Keywords: Barrett reduction, Mod without Division. Montgomery Reduction, Montgomery Multiplication.

Date of Submission: 22-12-2018

Date of acceptance: 07-01-2019

#### I. Introduction

Arithmetic operations like addition, multiplication are commonly used in many of the data processing applications. An operation like division is less frequently used but it is still important. There are a few applications that require only the remainder from the division process. The aim of the application might be to find the last two digits of a number after multiplication or exponentiation operation or find if a particular number is divisible by a particular number. For example, the last two digits of 99<sup>99</sup> or find if 187596 is divisible by 82 and so on. There are also applications like cryptography where the inputs are to be wrapped around a particular input which is the key. In these instances modular arithmetic operations are employed. The other significant applications of modular operations are hashing, generation of random numbers, International Standard Book Number (ISBN) which is a unique numeric book identifier constitutes the group, publication, title, parity check bit and music. Digital information is stored in the form of binary digits and these digits are segmented into blocks. Each of these blocks are appended with parity bit, a[n + 1] at the end and it is calculated using the modular operation given below,

 $a[n+1] = (a[0] + a[1] + \dots \cdot a[n]) \mod 2$ 

(1)

where a is the block of data and n is the number of bits. If the records of the people are stored using Social Security Number (SSN) as the key, the array needed is in the size of  $10^{10}$ . The easiest and the most efficient method would be to store the records in the table using the index  $a_k$  which is defined by,  $a(k) = k \pmod{N}$  (2)
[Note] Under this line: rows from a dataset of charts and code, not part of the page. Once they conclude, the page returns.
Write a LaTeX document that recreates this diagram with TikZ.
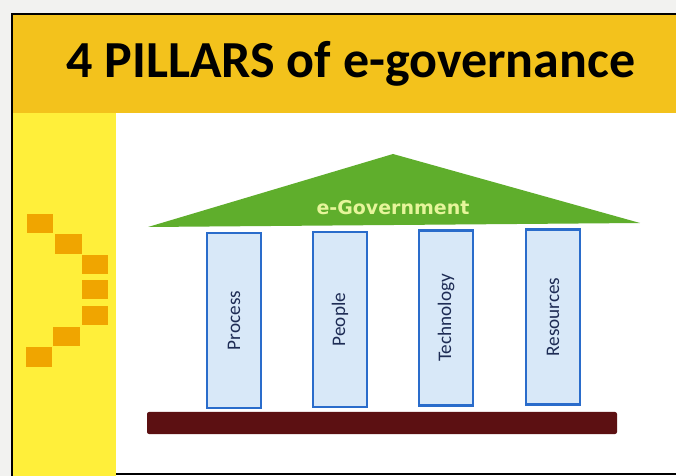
\documentclass[tikz,border=0pt]{standalone}
\usepackage{fontspec}
\setmainfont{Carlito}
\newfontfamily\roofont{DejaVu Sans}
\definecolor{bandY}{HTML}{F3C21C}
\definecolor{colY}{HTML}{FFEF3A}
\definecolor{sqO}{HTML}{F0A500}
\definecolor{roofG}{HTML}{5FAE2C}
\definecolor{roofT}{HTML}{E6F59A}
\definecolor{pilF}{HTML}{D8E8F8}
\definecolor{pilB}{HTML}{2A6CCB}
\definecolor{pilT}{HTML}{1E2C55}
\definecolor{baseR}{HTML}{5C1012}
\definecolor{outerW}{HTML}{F2F2F0}
\tikzset{
  sq/.style={fill=sqO, draw=none},
  pillar/.style={draw=pilB, line width=1.2pt, fill=pilF, minimum width=27pt, minimum height=87.5pt, inner sep=0pt},
  pillartext/.style={rotate=90, text=pilT, font=\fontsize{9.6}{11}\selectfont},
}
\begin{document}
\begin{tikzpicture}[x=0.5pt,y=-0.5pt]
\useasboundingbox (0,0) rectangle (676,476);
\fill[outerW] (0,0) rectangle (676,476);
% title band
\fill[bandY] (12,14) rectangle (676,113);
% left column
\fill[colY] (12,113) rectangle (116,476);
% white content
\fill[white] (116,113) rectangle (676,476);
% frame lines
\draw[black, line width=1.2pt] (12,476) -- (12,14) -- (676,14);
\draw[black, line width=1pt] (116,474) -- (676,474);
% title
\node[anchor=base, font=\fontsize{26}{30}\selectfont\bfseries] (title) at (351,78) {4 PILLARS of e-governance};
% squares
\fill[sq] (27,214) rectangle (53,233);
\fill[sq] (55,234) rectangle (82,254);
\fill[sq] (82,255) rectangle (108,274);
\fill[sq] (82,280) rectangle (108,299);
\fill[sq] (82,306) rectangle (108,325);
\fill[sq] (53,327) rectangle (80,346);
\fill[sq] (26,347) rectangle (52,367);
% roof
\fill[roofG] (148,227) -- (393,154) -- (640,223) -- cycle;
\node[font=\roofont\bfseries\fontsize{9.5}{11}\selectfont, text=roofT] (roof) at (393,208) {e-Government};
% pillars
\node[pillar] (p1) at (234,320.5) {};
\node[pillar] (p2) at (340,319.5) {};
\node[pillar] (p3) at (446,318) {};
\node[pillar] (p4) at (553,317) {};
\node[pillartext] at (p1) {Process};
\node[pillartext] at (p2) {People};
\node[pillartext] at (p3) {Technology};
\node[pillartext] at (p4) {Resources};
% base
\fill[baseR, rounded corners=1pt] (147,412) rectangle (617,434);
\end{tikzpicture}
\end{document}
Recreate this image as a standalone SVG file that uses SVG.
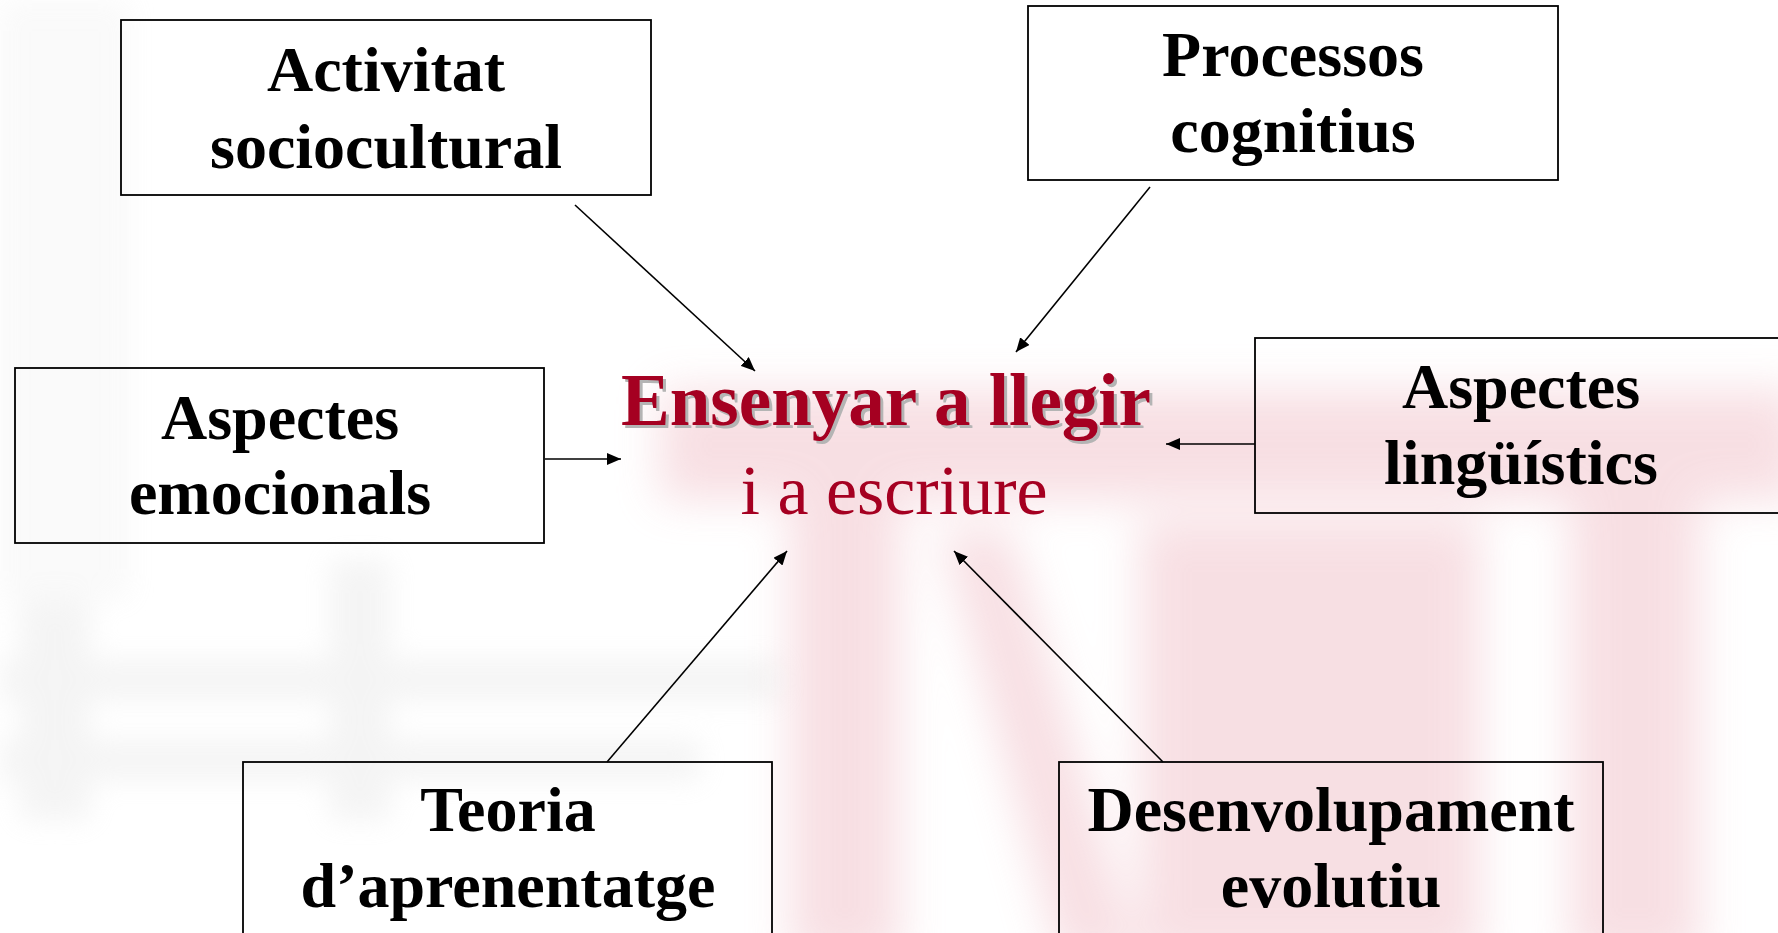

where N is the size of the array. The Gauss' Easter formula is also derived using modular operation. The random numbers  $a_k$  of a sequence can be generated using convergence theorem,

 $a_{k+1} = ((x \times a_k) + y) \mod N$ 

where  $a_0$  is the seed and the values of x and y are chosen appropriately such that, 0 < x < N,  $0 \le y < N, N > 0$  and GCD(N, y) = 1.

(3)

## **II.** Literature Survey

The paper is written taking into account many technical papers and text books. An attempt is made to implement modular algorithms, both reduction and multiplication. The timing and the extent to which the device is utilized is compared which is also the measure of area needed by the algorithm. The efficient modular multiplier uses two multiple-precision multipliers. With the absence of pre-computation multiplication, the hardware is reduced to one single precision multiplier and an adder. Based on Barrett reduction and Montgomery modular reduction, two interleaved modular multiplication algorithms are implemented. The proposed algorithm outshines the standard modular multiplication by more than 50% in case of speed [1]. Extended Binary GCD algorithm and the modular multiplication algorithm is modified and merged to propose a new modular multiplication or division algorithm. Among the various algorithms currently being used, these two happen to be most compatible as the resources like registers and the combinational logic involved in the operation and controlling the operation can be shared. With Verilog as the description language, the design is implemented in the Synopsys design Compiler using 0.35µm CMOS 3-metal technology [2]. The designed is to be utilized in a multi-core system. The aim was to scale down the data transfers between the cores. Hence a significant improvement was observed when the modular operations where implemented in a 4 core system when compared to a 2 core system [3]. The proposed design is an integration of three algorithms, Kasturba multiplication algorithm, Barrett reduction and Montgomery modular multiplication. It was noted that the designed algorithm required less speed. Parallel implementation of the algorithm appeared to be more advantages. The study speculates that the proposed design gives greater advantage while implementing in a hardware and software platform. The Kasturba multiplication algorithm can be replaced by Toom Cook algorithm [4].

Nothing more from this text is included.